AIM OF THE EXERCISE
Repeat the lines below exactly as they appear, but leave out the images.

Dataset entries
■ ■ ■ ■ ■

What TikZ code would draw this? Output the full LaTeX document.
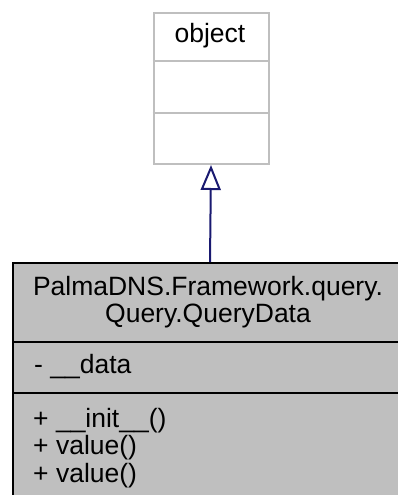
\documentclass[tikz,border=0pt]{standalone}
\usepackage{fontspec}
\setmainfont{Liberation Sans}
\usetikzlibrary{arrows.meta}
\definecolor{edgegray}{HTML}{BFBFBF}
\definecolor{classfill}{HTML}{BFBFBF}
\definecolor{inherit}{HTML}{191970}
\newcommand{\umlfont}{\fontsize{26.5}{27.5}\selectfont}
\tikzset{
  umltext/.style={font=\umlfont, inner sep=0pt, anchor=base west},
  umltitle/.style={font=\umlfont, inner sep=0pt, anchor=base},
  basebox/.style={draw=edgegray, fill=white, line width=2pt, inner sep=0pt,
    minimum width=115pt, minimum height=151pt, anchor=north west},
  derivedbox/.style={draw=black, fill=classfill, line width=2pt, inner sep=0pt,
    minimum width=398pt, minimum height=260pt, anchor=north west},
  inheritarrow/.style={draw=inherit, line width=2pt,
    -{Triangle[open, width=20pt, length=25pt, line width=2pt]}}
}
\begin{document}
\begin{tikzpicture}[x=1pt,y=-1pt]
  \useasboundingbox (0,0) rectangle (398,495);
  \clip (0,0) rectangle (398,495);

  % base class: object
  \node[basebox] (object) at (152.5,12) {};
  \draw[edgegray, line width=2pt] (152.5,61) -- (267.5,61);
  \draw[edgegray, line width=2pt] (152.5,113) -- (267.5,113);
  \node[umltitle] (objname) at (210,42.5) {object};

  % derived class
  \node[derivedbox] (query) at (12,262) {};
  \draw[black, line width=2pt] (12,342) -- (410,342);
  \draw[black, line width=2pt] (12,393) -- (410,393);
  \node[umltitle] (title1) at (208,295) {PalmaDNS.Framework.query.};
  \node[umltitle] (title2) at (208,322.5) {Query.QueryData};
  \node[umltext] (attr) at (34,373) {- \_\_data};
  \node[umltext] (m1) at (33,427) {+ \_\_init\_\_()};
  \node[umltext] (m2) at (33,454.5) {+ value()};
  \node[umltext] (m3) at (33,482) {+ value()};

  % inheritance
  \draw[inheritarrow] (query.north -| objname) -- (object.south);
\end{tikzpicture}
\end{document}
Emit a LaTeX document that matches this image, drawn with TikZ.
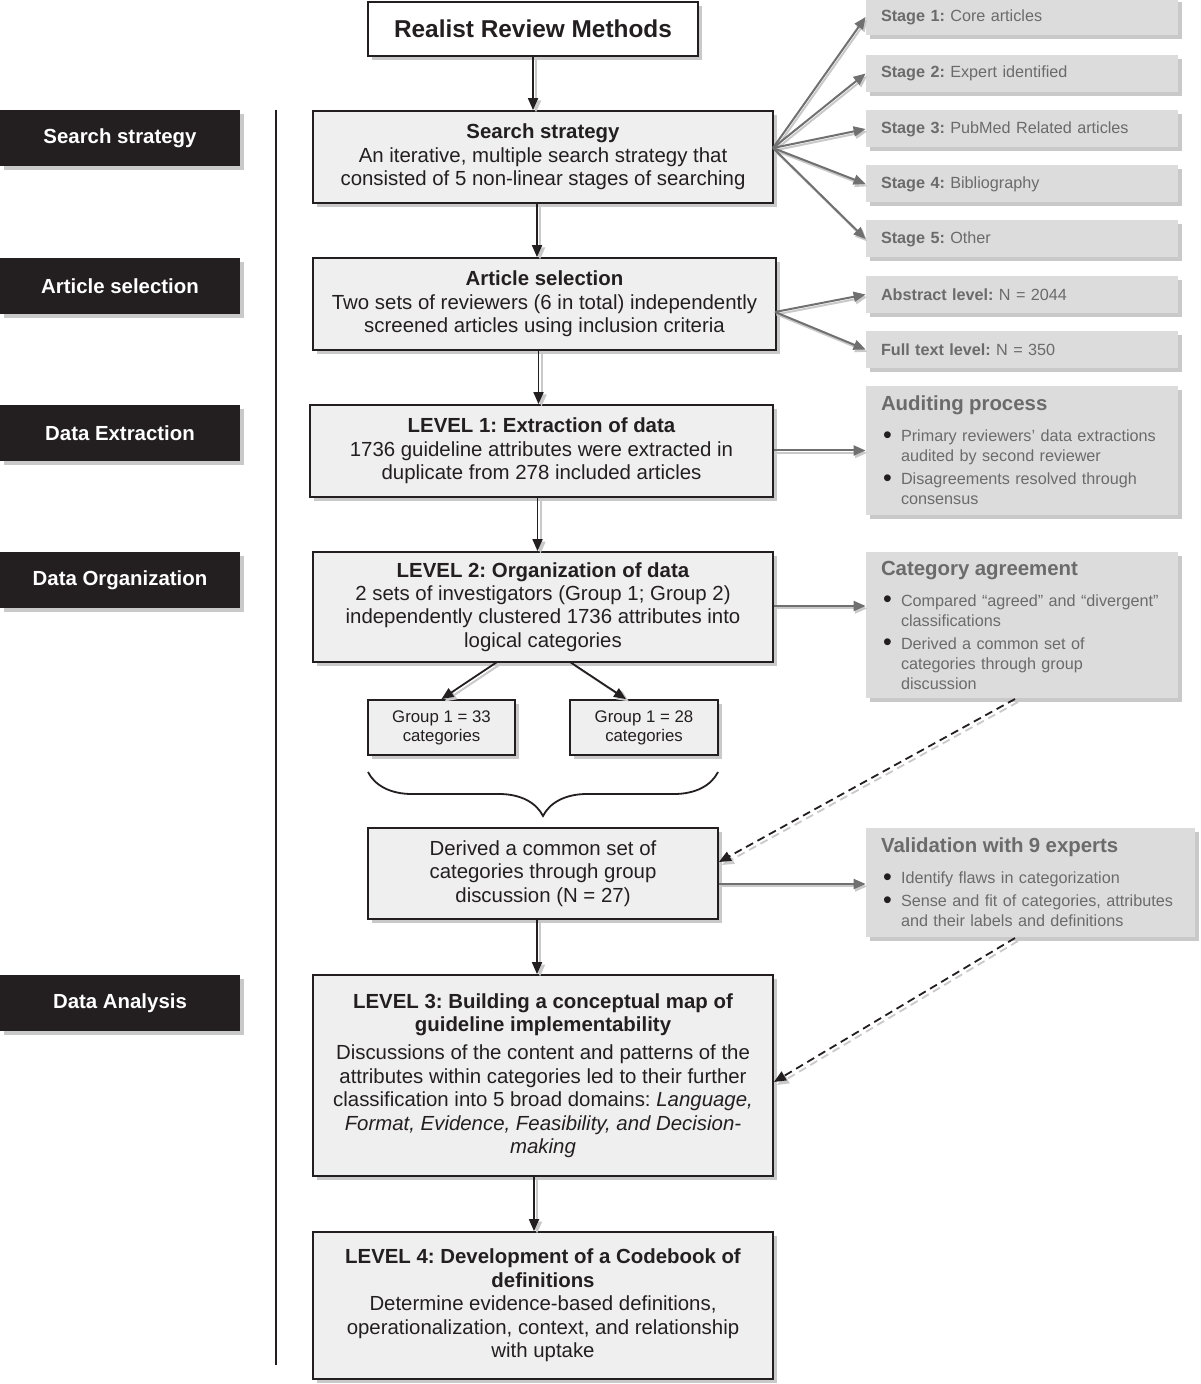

■ ■ ■ ■ ■

REPLY
What TikZ code would draw this? Output the full LaTeX document.
\documentclass[tikz,border=0pt]{standalone}
\usepackage{fontspec}
\setmainfont{Liberation Sans}
\usetikzlibrary{arrows.meta}
\definecolor{edgegray}{HTML}{BFBFBF}
\definecolor{classfill}{HTML}{BFBFBF}
\definecolor{inherit}{HTML}{191970}
\newcommand{\umlfont}{\fontsize{26.5}{27.5}\selectfont}
\tikzset{
  umltext/.style={font=\umlfont, inner sep=0pt, anchor=base west},
  umltitle/.style={font=\umlfont, inner sep=0pt, anchor=base},
  basebox/.style={draw=edgegray, fill=white, line width=2pt, inner sep=0pt,
    minimum width=115pt, minimum height=151pt, anchor=north west},
  derivedbox/.style={draw=black, fill=classfill, line width=2pt, inner sep=0pt,
    minimum width=398pt, minimum height=260pt, anchor=north west},
  inheritarrow/.style={draw=inherit, line width=2pt,
    -{Triangle[open, width=20pt, length=25pt, line width=2pt]}}
}
\begin{document}
\begin{tikzpicture}[x=1pt,y=-1pt]
  \useasboundingbox (0,0) rectangle (398,495);
  \clip (0,0) rectangle (398,495);

  % base class: object
  \node[basebox] (object) at (152.5,12) {};
  \draw[edgegray, line width=2pt] (152.5,61) -- (267.5,61);
  \draw[edgegray, line width=2pt] (152.5,113) -- (267.5,113);
  \node[umltitle] (objname) at (210,42.5) {object};

  % derived class
  \node[derivedbox] (query) at (12,262) {};
  \draw[black, line width=2pt] (12,342) -- (410,342);
  \draw[black, line width=2pt] (12,393) -- (410,393);
  \node[umltitle] (title1) at (208,295) {PalmaDNS.Framework.query.};
  \node[umltitle] (title2) at (208,322.5) {Query.QueryData};
  \node[umltext] (attr) at (34,373) {- \_\_data};
  \node[umltext] (m1) at (33,427) {+ \_\_init\_\_()};
  \node[umltext] (m2) at (33,454.5) {+ value()};
  \node[umltext] (m3) at (33,482) {+ value()};

  % inheritance
  \draw[inheritarrow] (query.north -| objname) -- (object.south);
\end{tikzpicture}
\end{document}
Emit a LaTeX document that matches this image, drawn with TikZ.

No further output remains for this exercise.